WHAT THE EXERCISE ASKS — In the listing that follows, retype every line from the first through the one containing "ax = fig.add_axes([63". Pictures are to be left out.

################

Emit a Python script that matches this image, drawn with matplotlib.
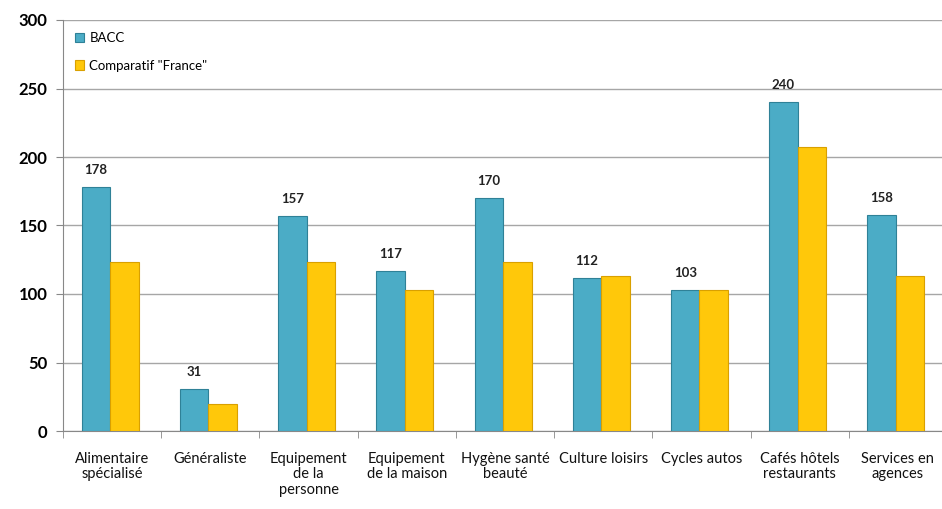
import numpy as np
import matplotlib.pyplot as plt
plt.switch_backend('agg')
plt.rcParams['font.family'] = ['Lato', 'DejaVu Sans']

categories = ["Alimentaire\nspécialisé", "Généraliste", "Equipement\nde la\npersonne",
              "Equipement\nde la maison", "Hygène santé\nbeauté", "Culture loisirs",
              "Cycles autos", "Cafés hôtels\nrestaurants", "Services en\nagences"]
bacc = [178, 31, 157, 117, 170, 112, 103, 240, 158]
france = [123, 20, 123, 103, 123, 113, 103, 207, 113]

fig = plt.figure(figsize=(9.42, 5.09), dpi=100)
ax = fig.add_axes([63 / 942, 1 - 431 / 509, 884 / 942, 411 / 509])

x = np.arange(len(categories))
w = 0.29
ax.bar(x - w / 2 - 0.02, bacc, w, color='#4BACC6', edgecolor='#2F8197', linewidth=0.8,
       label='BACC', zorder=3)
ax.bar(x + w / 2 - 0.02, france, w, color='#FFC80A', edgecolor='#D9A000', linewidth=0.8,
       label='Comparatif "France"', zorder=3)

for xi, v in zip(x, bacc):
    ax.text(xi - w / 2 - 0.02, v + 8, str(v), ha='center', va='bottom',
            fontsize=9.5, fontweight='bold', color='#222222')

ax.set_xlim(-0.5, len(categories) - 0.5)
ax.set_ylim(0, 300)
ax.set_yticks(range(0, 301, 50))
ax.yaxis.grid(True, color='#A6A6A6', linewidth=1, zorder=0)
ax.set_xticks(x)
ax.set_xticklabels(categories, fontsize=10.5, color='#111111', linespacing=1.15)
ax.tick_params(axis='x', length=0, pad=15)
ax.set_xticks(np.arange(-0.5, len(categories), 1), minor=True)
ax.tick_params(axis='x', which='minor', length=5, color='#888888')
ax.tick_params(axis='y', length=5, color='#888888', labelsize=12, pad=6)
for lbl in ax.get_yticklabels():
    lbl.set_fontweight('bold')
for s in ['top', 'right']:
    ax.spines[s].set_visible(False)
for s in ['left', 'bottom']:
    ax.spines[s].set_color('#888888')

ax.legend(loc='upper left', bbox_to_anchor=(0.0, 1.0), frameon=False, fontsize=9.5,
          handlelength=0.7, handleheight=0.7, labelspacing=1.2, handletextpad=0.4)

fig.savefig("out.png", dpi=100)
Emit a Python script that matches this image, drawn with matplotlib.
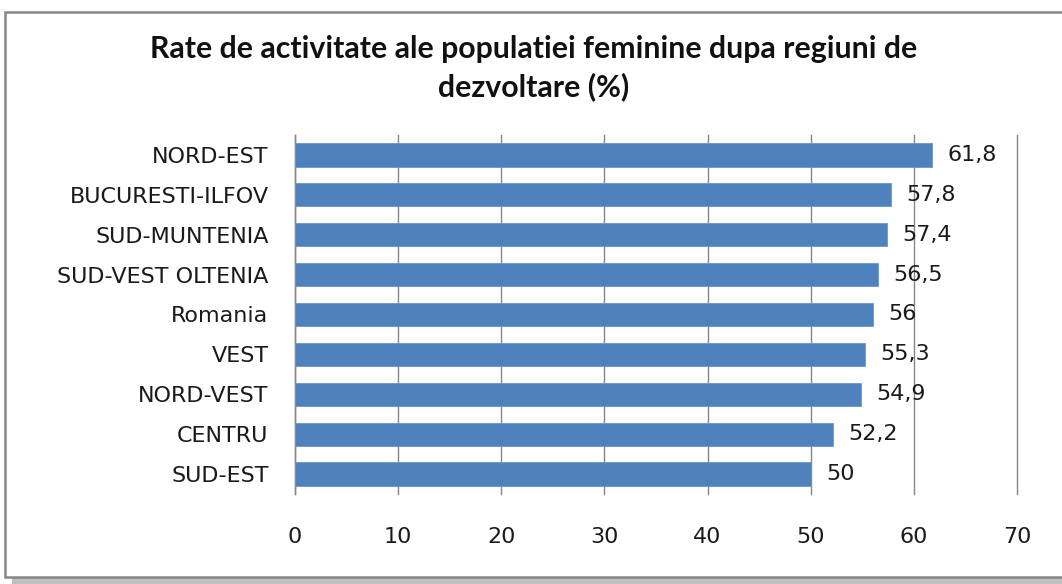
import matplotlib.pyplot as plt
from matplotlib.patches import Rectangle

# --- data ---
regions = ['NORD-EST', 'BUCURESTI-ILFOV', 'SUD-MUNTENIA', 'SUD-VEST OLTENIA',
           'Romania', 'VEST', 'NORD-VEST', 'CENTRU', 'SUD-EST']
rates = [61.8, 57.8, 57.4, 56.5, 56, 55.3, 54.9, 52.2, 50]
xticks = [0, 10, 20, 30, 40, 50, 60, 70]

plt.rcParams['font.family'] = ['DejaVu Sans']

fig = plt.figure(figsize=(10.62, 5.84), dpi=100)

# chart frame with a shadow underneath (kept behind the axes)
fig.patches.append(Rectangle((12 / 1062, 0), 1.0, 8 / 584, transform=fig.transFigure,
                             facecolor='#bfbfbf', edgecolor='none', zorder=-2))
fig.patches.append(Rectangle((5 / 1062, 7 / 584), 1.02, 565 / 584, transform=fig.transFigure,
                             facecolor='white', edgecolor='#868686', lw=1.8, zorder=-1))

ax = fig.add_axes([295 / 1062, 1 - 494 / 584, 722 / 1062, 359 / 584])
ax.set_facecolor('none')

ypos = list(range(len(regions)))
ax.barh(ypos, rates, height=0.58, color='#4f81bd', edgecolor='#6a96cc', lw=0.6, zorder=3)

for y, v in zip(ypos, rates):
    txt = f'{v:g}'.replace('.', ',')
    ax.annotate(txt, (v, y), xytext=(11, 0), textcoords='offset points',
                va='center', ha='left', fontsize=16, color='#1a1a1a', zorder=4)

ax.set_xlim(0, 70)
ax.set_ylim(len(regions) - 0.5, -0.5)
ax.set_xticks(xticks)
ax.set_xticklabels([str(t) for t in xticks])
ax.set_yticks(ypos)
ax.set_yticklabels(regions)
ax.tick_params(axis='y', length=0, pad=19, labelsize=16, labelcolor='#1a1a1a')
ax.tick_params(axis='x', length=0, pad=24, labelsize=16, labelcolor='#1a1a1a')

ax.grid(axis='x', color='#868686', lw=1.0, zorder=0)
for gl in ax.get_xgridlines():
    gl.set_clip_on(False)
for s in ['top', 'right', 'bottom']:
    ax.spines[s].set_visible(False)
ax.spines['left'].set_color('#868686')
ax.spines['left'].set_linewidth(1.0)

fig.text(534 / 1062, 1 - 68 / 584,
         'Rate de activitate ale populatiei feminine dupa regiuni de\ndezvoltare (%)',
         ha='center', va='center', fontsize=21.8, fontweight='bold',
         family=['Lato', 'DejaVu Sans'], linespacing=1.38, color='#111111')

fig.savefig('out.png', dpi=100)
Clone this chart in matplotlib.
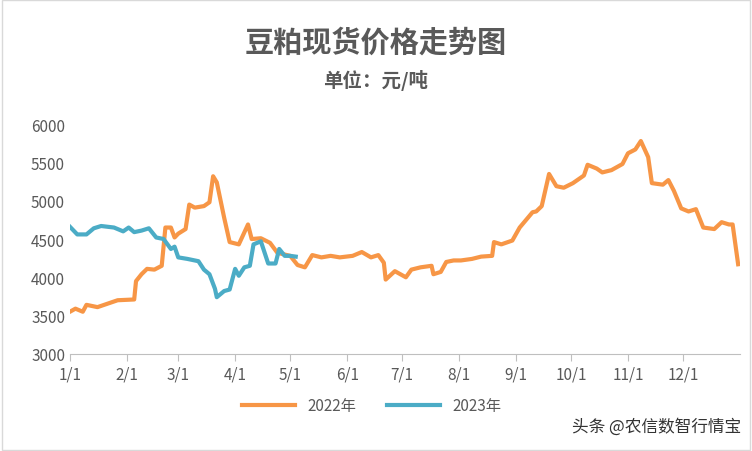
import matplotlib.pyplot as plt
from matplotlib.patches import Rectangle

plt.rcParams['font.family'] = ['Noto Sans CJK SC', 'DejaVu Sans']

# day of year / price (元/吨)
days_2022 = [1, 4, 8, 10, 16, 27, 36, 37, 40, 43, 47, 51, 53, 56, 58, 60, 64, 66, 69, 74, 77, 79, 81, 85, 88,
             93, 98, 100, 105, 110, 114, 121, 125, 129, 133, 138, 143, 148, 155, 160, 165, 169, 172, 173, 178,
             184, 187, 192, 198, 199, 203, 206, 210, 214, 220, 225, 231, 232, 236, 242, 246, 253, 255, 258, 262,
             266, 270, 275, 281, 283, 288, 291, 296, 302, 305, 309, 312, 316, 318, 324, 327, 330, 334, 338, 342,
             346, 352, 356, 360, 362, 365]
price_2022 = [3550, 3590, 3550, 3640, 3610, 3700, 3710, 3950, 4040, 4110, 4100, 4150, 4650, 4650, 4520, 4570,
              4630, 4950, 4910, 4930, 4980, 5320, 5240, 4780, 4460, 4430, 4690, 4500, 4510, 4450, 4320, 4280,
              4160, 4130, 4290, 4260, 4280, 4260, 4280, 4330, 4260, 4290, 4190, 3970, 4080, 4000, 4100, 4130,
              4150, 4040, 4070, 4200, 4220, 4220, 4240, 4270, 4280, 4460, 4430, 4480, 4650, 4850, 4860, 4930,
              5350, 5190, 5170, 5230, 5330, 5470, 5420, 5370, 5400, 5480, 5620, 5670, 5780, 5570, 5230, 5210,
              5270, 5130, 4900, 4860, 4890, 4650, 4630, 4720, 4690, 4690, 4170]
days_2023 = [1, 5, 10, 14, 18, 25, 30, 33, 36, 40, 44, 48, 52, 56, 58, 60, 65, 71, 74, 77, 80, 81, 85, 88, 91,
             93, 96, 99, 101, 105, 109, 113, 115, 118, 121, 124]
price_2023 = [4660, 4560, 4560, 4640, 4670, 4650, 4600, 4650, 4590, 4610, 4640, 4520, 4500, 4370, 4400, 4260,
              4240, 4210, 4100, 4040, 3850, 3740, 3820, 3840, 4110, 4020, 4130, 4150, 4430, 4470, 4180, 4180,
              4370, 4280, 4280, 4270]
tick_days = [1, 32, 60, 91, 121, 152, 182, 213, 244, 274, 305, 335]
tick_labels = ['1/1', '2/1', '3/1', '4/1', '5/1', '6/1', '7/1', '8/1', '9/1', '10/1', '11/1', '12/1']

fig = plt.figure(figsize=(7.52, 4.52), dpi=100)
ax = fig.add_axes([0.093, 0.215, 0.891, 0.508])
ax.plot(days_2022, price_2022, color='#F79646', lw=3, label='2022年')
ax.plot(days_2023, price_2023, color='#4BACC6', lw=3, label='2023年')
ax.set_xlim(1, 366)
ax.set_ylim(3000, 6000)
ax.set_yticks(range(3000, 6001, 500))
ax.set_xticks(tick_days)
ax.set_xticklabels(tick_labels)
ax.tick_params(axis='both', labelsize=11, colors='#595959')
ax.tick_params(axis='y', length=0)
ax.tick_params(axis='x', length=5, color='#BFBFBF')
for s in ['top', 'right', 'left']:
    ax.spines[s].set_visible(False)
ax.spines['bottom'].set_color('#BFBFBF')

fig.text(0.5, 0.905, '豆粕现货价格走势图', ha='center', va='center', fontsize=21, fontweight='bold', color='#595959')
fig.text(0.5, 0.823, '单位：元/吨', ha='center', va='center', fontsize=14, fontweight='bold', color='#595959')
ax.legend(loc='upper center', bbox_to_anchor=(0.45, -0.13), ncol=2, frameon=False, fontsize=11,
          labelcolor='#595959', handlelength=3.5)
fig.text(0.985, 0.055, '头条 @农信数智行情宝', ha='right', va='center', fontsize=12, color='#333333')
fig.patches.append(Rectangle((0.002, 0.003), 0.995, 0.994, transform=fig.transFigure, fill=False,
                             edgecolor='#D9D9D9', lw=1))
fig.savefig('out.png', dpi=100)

################

FULL SOLUTION —
Emit a Python script that matches this image, drawn with matplotlib.
import numpy as np
import matplotlib.pyplot as plt
plt.switch_backend('agg')
plt.rcParams['font.family'] = ['Lato', 'DejaVu Sans']

categories = ["Alimentaire\nspécialisé", "Généraliste", "Equipement\nde la\npersonne",
              "Equipement\nde la maison", "Hygène santé\nbeauté", "Culture loisirs",
              "Cycles autos", "Cafés hôtels\nrestaurants", "Services en\nagences"]
bacc = [178, 31, 157, 117, 170, 112, 103, 240, 158]
france = [123, 20, 123, 103, 123, 113, 103, 207, 113]

fig = plt.figure(figsize=(9.42, 5.09), dpi=100)
ax = fig.add_axes([63 / 942, 1 - 431 / 509, 884 / 942, 411 / 509])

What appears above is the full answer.